If we take Shils’ notion of intellectuals as antinomic seriously, then civility sits right at the heart of the contradiction.
1. Civility as dependence on tradition
Civility is a tradition-bound norm. It comes from long-standing cultural expectations about discourse — rooted in universities, salons, republics of letters. Intellectuals inherit and rely on it because without civility, they couldn’t have meaningful debate, peer review, or even an audience.
2. Civility as the object of critique
At the same time, intellectuals often attack civility as stifling, bourgeois, or conservative — a way of enforcing consensus or silencing radical ideas. Radical critics frame civility as a mask for power: “be civil” is heard as “don’t challenge us too hard.” So the very norm that sustains their role is also one they resist.
3. The oscillation
When intellectuals feel institutions are closing down debate, they call for civility, pluralism, and respect.
When they feel institutions are too rigid or exclusionary, they deride civility as hypocrisy and push toward transgression.

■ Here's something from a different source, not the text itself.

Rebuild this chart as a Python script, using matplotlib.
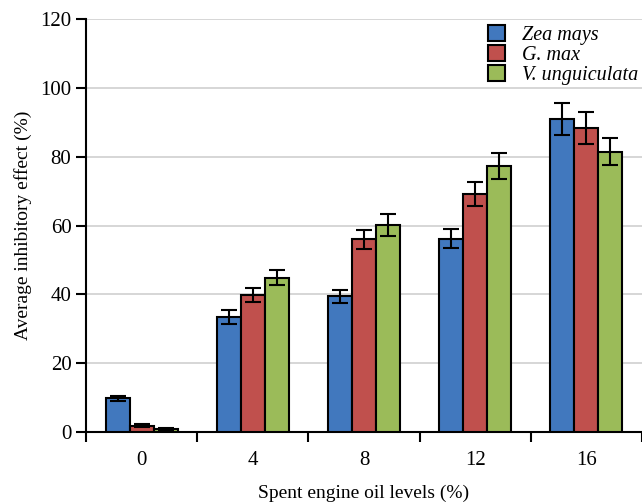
import numpy as np
import matplotlib.pyplot as plt

levels = ['0', '4', '8', '12', '16']
species = ['Zea mays', 'G. max', 'V. unguiculata']
zea = [9.8, 33.4, 39.4, 56.2, 91.0]
gmax = [1.8, 39.9, 56.0, 69.3, 88.4]
vung = [0.8, 44.8, 60.2, 77.3, 81.5]
zea_err = [0.7, 2.0, 2.0, 2.8, 4.7]
gmax_err = [0.4, 2.0, 2.7, 3.5, 4.6]
vung_err = [0.4, 2.2, 3.1, 3.9, 3.9]
colors = ['#4178BE', '#C0504D', '#9BBB59']

plt.rcParams['font.family'] = ['Liberation Serif', 'DejaVu Serif']

fig = plt.figure(figsize=(6.42, 5.04), dpi=100)
ax = fig.add_axes([0.134, 0.143, 0.866, 0.819])

x = np.arange(len(levels))
w = 0.216
for i, (vals, errs) in enumerate(zip([zea, gmax, vung], [zea_err, gmax_err, vung_err])):
    ax.bar(x + (i - 1) * w, vals, w, color=colors[i], edgecolor='black',
           linewidth=1.5, label=species[i], zorder=3,
           yerr=errs, error_kw=dict(ecolor='black', elinewidth=1.5,
                                    capsize=6, capthick=1.5, zorder=4))

ax.set_xlim(-0.5, len(levels) - 0.5)
ax.set_ylim(0, 120)
ax.set_yticks(range(0, 121, 20))
ax.grid(axis='y', color='#D0D0D0', linewidth=1.2, zorder=0)

ax.set_xticks(x)
ax.set_xticklabels(levels)
ax.set_xticks(np.arange(-0.5, len(levels), 1), minor=True)
ax.tick_params(axis='x', which='major', length=0, pad=14, labelsize=15)
ax.tick_params(axis='x', which='minor', length=7, width=1.5, direction='out')
ax.tick_params(axis='y', length=7, width=1.5, direction='out', labelsize=15)

for s in ['top', 'right']:
    ax.spines[s].set_visible(False)
for s in ['left', 'bottom']:
    ax.spines[s].set_linewidth(1.5)

ax.set_xlabel('Spent engine oil levels (%)', fontsize=14, labelpad=10)
ax.set_ylabel('Average inhibitory effect (%)', fontsize=14, labelpad=6)

leg = ax.legend(loc='upper right', bbox_to_anchor=(1.025, 1.03), frameon=False,
                prop={'style': 'italic', 'size': 14.5}, handlelength=0.85,
                handleheight=0.85, handletextpad=0.8, labelspacing=0.0)

fig.savefig('out.png', dpi=100)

This push–pull is exactly what Shils meant by antinomic: intellectuals inhabit both sides at once — guardians of the conditions for reasoned dialogue and destroyers of them.
4. The consequence
Civility becomes a site of endless anxiety and performance. Intellectuals must appear bold and disruptive, yet also scholarly and reasonable. They need civility to survive but can’t help undermining it to assert independence. That tension shapes their psychology, their politics, and their communities — the restless “in-between” position Shils described.
In short: civility is not incidental. It’s the pressure point where intellectuals’ dependence on tradition and their drive for critique collide.
Here’s how Shils’ antinomic framework helps make sense of today’s “civility wars” in academia:
1. Campus speech controversies
When students or faculty demand restrictions on offensive speech, they often appeal to civility as a justification. But critics respond that such civility codes suppress dissent and sanitize intellectual life. This is the antinomy: intellectuals want an open forum but also recoil from speech that feels corrosive to community.
2. “Cancel culture” debates
Public intellectuals decry “cancel culture” as uncivil — a mob-like refusal to tolerate opposing views. Yet those same intellectuals often build careers by using sharp, uncivil critique against established authorities. Again: they need civility when they’re targeted, but undermine it when attacking.
3. Peer review and professional life
Peer review demands civility (constructive, respectful engagement). But prestige often comes from bold, adversarial critique. Scholars complain about hostile reviewers, yet also fear being seen as “too soft.” Civility is both the requirement and the thing everyone suspects is a mask for bias.
4. Public scholarship
In op-eds, podcasts, and Twitter/X, intellectuals are pressured to sound sharp, even biting, to gain attention. But when backlash comes, they invoke civility as the missing value in public debate. The contradiction is structural: visibility requires provocation; legitimacy requires civility.
5. Institutional fragility
Universities themselves rely on civility to preserve pluralism and protect their legitimacy. But when civility is weaponized — either to silence radicals or to delegitimize institutions as hypocritical — it becomes a flashpoint. Intellectuals oscillate between defending civility as a condition of freedom and denouncing it as repression.
Bottom line:
Civility isn’t just about manners; it’s where the intellectual antinomy becomes most visible. It embodies the clash between dependence on institutions and rebellion against them. That’s why it feels so fraught in the current academic culture wars: every side both needs civility and suspects it.